Spark and data-engineering careers
Spark is a core skill for data engineers and a strong asset for data scientists and ML engineers working at scale. It shows up constantly in data-engineering job descriptions, usually alongside SQL, a cloud platform (AWS, Azure, or GCP), and increasingly Databricks. As with most technical skills, what gets you hired is a project you can show — a real pipeline or analysis you’ve built with Spark — more than any certificate. Finish a course, then build something on a real dataset and write up what you did.
What a good Spark course should cover
Spark is more than one tool, so check a course actually covers the parts you’ll use on the job:
- DataFrames and the Spark SQL API — the modern, day-to-day way to work with Spark. This is the core; an up-to-date course leads with it, not with the older RDD API.
- Spark SQL — querying big data with familiar SQL syntax.
- Structured Streaming — processing real-time data, increasingly common in production pipelines.
- MLlib — Spark’s machine-learning library, for running models at scale.
- How Spark runs — partitions, the execution model, and basic tuning, so you can fix slow jobs rather than just write them.
A course that’s still centred on the old RDD API or Spark 2.x is a warning sign — it’s one reason we dropped several older, highly-enrolled courses from this list in favour of the current ones above.
Free ways to learn Apache Spark
- Databricks Community Edition — a free, hosted Spark environment from the company behind Spark. The best place to practise without setting up a cluster yourself.
- The official Spark documentation — the programming guides at spark.apache.org are thorough, current, and free.
- YouTube and the Databricks learning portal — plenty of free walkthroughs, plus Databricks’ own free self-paced material that doubles as certification prep.
We don’t earn anything from the free resources above — they’re genuinely good starting points.
How to choose
- Use Python? Frank Kane’s Taming Big Data is the practical, current pick.
- Use Scala? Rock the JVM’s Spark Essentials is the highest-quality option.
- Prefer learning by doing? DataCamp’s interactive PySpark track.
- Want a credential? Take a course, then prepare for the Databricks certification.
Frequently asked questions
What is the best Apache Spark course?
For most people, Frank Kane’s “Taming Big Data with Apache Spark and Python” on Udemy — it’s practical, Python-based, and was updated to Spark 4 in 2026 (4.4 from 18,000+ ratings). For Scala developers, Rock the JVM’s Spark Essentials (4.8) is the highest-quality pick.

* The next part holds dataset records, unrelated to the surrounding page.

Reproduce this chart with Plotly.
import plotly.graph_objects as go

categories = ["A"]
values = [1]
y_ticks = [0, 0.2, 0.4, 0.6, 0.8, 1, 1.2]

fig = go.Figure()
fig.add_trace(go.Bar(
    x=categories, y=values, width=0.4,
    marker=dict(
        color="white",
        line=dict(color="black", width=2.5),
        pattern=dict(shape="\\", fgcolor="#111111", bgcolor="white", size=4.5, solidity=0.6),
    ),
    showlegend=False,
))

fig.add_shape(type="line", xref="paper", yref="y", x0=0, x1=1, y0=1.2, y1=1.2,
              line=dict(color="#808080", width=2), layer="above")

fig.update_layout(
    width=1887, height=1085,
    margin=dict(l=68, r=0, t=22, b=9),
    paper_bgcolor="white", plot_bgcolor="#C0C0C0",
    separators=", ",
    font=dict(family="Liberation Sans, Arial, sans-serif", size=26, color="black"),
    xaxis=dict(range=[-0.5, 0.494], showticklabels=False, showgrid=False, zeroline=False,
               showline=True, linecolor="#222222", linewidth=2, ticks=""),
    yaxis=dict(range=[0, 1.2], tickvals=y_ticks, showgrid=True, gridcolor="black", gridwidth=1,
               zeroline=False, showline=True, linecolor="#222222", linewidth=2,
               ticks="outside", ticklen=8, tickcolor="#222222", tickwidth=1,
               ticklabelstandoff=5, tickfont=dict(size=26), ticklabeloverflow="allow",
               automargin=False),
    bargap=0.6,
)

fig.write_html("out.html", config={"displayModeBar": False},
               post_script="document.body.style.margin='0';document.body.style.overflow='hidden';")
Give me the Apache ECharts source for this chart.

Is there an Apache Spark certification?
Yes — the Databricks Certified Associate Developer for Apache Spark is the recognised industry standard, from the company founded by Spark’s creators. The older Cloudera CCA-175 has been retired. Courses give you certificates of completion, but the Databricks exam is the credential that carries weight.
Should I learn PySpark or Scala?
PySpark (Python) is the more popular and easier entry point, ideal if you come from data science or analytics. Scala is Spark’s native language and common on data-engineering teams but steeper to learn. The Spark concepts are the same in both, so you can switch later.
Do I need to know programming first?
Yes. Spark courses teach Spark, not the underlying language, so you should be comfortable with Python or Scala basics first. Knowing SQL also helps a lot, since Spark’s DataFrame and SQL APIs build on it.